During A Glimpse Inside the Casting Process, we get some minor insights into that realm. The nine-minute and 40-second piece includes comments from casting director Margery Simkin as well as director Brest and actors Reinhold, Ashton, Eilbacher, and Cox. Although some decent tidbits pop up along the way, for the most part this show just echoes a lot of the same kind of praise we heard in the prior program.
One unusual feature is the Location Map. This shows an LA grid and lets you select seven different locations: “Beverly Hills Police Station”, “Victor Maitland’s Mansion”, “The Biltmore”, “Warehouse”, “Art Gallery”, “Harrow Club” and “Strip Club”. When you choose one of these, you find comments from production designer Angelo P. Graham; he tells us about the locations and gives us some useful information about them.
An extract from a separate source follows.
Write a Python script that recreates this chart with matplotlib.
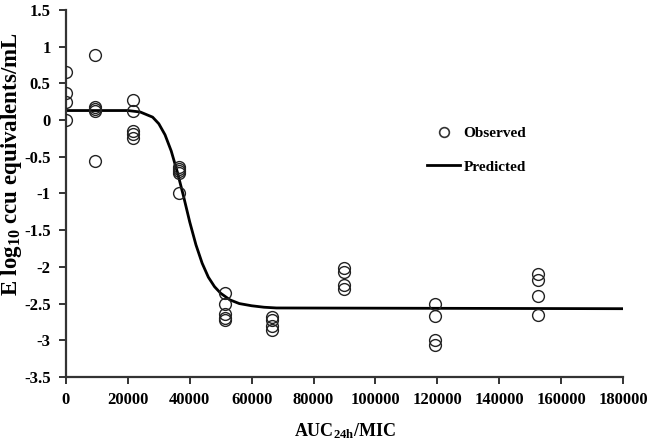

Each of the clips lasts between 28 seconds and 105 seconds for a total of seven minutes and 45 seconds of material. It’s a good collection of information, as we learn some useful facts about the different areas.
Next we get another featurette called The Music of Beverly Hills Cop. This seven-minute and 45-second piece offers statements from producer Bruckheimer, actor Reinhold, director Brest, music editor Bob Badami, and editor Billy Weber. They discuss most of the pop songs heard in the flick and indicate why they ended up in the movie. It’s a fairly compelling little program. (Prior to this piece, I’d never really considered just how incredibly lame the lyrics to “The Heat Is On” are - they’re absolutely pathetic. Give it a listen and see if you agree!)
In addition to the movie’s theatrical trailer, we find a Photo Gallery. This domain includes 32 stills from the production. It’s a decent addition but not something tremendously fascinating.
Beverly Hills Cop established Eddie Murphy as a major movie star in 1984. Despite his many ups and downs over the years, it remains a fun and lively piece, largely due to his winning and charismatic performance. The DVD includes mediocre picture and sound, but these seem to accurately represent the source material. It also provides a decent roster of fairly interesting extras. Cop remains a favorite of mine, and I’m pleased with its treatment on DVD.